• [REQUIRED WORK]
In the material below, find all lines with the string "Give" and copy them.

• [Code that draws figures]
....

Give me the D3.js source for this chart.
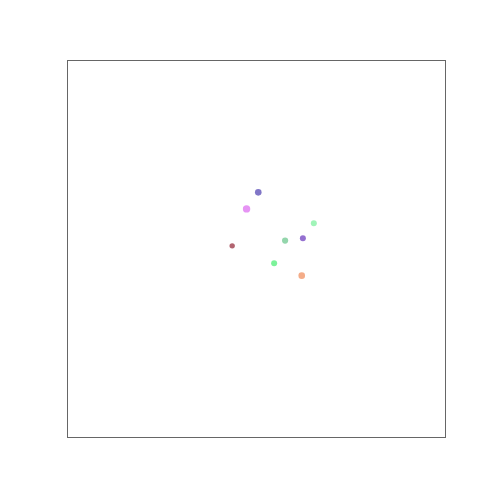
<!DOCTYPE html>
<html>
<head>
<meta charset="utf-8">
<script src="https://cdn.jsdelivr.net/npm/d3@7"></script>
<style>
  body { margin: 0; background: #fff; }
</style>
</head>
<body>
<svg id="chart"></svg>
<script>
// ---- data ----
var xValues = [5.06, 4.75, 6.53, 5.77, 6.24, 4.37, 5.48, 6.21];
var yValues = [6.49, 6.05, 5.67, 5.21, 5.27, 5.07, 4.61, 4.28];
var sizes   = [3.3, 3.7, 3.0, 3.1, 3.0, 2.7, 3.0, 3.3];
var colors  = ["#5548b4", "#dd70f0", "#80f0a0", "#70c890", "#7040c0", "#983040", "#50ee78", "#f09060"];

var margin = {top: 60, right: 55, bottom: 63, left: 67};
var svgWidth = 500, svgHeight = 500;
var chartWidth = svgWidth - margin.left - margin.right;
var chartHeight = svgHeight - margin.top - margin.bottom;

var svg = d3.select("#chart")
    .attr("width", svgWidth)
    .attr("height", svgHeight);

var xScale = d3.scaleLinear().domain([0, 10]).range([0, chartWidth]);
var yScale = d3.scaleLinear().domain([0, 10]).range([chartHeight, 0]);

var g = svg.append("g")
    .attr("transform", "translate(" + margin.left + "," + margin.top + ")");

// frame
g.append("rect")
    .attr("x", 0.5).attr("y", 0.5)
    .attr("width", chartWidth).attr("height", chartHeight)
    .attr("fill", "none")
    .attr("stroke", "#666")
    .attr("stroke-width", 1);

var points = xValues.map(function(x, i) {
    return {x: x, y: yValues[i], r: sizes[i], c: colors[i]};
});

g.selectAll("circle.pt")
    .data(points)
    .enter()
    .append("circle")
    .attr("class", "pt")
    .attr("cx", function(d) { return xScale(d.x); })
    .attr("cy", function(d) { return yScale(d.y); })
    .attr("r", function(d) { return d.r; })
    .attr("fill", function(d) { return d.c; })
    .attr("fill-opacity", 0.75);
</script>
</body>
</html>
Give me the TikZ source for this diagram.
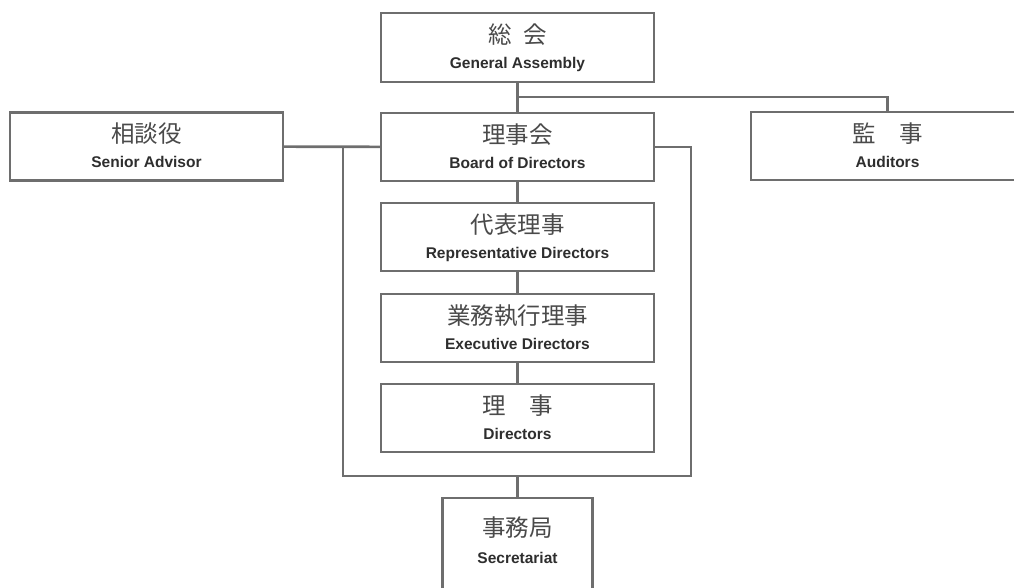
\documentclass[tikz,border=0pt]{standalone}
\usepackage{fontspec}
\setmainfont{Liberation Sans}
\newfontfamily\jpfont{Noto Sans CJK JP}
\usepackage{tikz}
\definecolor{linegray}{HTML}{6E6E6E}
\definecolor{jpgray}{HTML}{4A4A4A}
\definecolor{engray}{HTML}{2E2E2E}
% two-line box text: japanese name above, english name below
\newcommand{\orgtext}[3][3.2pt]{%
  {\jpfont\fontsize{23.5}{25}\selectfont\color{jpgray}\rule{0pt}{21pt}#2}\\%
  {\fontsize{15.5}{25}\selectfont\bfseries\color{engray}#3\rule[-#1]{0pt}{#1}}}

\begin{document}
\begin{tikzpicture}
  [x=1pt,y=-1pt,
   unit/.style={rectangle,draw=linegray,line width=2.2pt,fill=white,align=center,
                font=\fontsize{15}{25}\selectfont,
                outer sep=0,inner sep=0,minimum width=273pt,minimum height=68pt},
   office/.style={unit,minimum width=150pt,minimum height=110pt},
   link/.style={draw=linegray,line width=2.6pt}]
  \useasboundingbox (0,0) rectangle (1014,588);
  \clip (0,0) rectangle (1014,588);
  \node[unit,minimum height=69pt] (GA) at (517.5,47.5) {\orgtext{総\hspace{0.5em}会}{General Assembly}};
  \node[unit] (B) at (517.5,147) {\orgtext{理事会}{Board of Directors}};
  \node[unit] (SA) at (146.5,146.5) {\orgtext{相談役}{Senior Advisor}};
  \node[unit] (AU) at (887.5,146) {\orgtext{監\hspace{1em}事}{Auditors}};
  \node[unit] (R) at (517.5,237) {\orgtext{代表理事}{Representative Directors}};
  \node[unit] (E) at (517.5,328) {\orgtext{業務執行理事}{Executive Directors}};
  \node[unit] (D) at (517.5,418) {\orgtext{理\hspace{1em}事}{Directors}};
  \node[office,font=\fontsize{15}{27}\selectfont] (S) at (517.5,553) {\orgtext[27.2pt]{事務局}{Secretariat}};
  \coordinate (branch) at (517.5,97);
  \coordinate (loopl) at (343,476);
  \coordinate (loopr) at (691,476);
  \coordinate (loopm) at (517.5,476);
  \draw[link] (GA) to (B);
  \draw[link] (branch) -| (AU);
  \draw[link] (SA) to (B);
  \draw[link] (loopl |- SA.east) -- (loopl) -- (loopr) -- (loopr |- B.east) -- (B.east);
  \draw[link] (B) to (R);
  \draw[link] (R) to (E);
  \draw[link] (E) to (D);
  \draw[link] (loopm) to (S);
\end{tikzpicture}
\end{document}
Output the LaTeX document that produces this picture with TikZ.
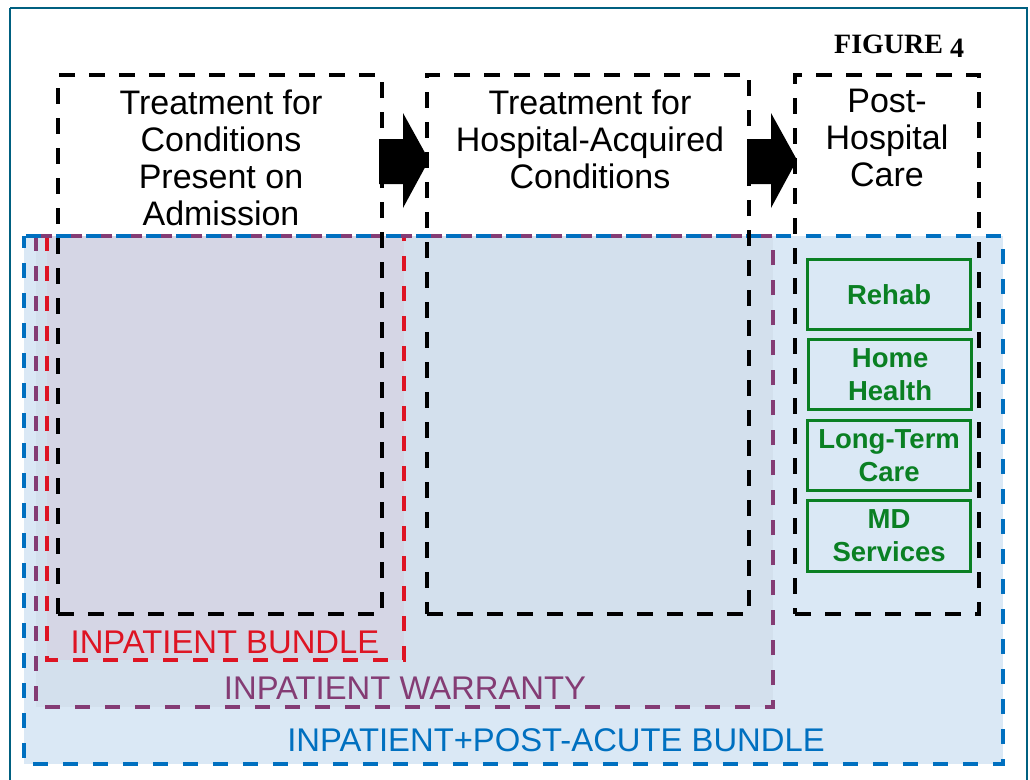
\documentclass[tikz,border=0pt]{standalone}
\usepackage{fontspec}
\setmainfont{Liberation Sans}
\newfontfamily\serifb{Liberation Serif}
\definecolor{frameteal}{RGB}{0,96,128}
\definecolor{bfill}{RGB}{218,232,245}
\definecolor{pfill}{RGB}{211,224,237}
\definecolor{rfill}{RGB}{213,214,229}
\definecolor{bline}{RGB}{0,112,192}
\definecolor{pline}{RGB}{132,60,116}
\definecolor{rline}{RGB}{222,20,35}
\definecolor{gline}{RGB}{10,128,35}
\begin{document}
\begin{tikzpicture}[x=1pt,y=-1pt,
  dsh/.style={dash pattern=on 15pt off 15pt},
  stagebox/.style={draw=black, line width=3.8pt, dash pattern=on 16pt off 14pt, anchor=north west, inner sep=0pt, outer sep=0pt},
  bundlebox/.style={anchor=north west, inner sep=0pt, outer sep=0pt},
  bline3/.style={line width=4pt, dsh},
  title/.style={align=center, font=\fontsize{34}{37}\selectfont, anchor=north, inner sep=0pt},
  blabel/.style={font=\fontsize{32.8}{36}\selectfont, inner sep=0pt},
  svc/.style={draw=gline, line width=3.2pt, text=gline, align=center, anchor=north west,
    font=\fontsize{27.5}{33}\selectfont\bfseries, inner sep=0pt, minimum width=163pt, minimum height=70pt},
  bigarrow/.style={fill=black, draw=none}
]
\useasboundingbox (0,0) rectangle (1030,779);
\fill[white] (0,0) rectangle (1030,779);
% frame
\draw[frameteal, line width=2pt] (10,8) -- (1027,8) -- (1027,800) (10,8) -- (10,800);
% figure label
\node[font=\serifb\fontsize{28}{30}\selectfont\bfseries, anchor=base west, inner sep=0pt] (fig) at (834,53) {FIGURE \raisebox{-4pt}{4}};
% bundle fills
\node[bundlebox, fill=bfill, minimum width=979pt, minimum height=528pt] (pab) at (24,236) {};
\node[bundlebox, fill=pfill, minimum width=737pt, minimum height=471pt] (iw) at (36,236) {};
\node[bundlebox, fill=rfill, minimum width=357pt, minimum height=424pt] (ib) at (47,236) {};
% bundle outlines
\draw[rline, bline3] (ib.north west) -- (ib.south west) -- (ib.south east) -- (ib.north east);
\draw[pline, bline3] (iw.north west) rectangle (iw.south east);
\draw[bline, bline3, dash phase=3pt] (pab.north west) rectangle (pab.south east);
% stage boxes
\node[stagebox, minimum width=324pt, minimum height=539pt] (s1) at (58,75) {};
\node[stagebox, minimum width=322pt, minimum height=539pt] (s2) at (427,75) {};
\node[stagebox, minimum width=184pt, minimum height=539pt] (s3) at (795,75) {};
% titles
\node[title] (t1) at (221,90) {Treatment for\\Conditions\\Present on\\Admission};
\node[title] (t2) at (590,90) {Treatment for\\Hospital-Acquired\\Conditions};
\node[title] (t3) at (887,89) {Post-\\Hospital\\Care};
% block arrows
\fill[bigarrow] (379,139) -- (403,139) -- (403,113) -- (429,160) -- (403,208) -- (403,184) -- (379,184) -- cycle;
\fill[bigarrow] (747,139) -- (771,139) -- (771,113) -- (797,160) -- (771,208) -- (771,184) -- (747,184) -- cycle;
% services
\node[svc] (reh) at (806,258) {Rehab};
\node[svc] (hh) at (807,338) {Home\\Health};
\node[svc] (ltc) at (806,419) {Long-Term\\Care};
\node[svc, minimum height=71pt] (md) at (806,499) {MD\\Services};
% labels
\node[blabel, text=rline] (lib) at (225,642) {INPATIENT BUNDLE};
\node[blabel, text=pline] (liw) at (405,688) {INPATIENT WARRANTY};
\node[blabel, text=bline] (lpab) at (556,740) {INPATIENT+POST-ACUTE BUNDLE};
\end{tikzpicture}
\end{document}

....

• [PROBLEM SOLUTION]
Give me the D3.js source for this chart.
Give me the TikZ source for this diagram.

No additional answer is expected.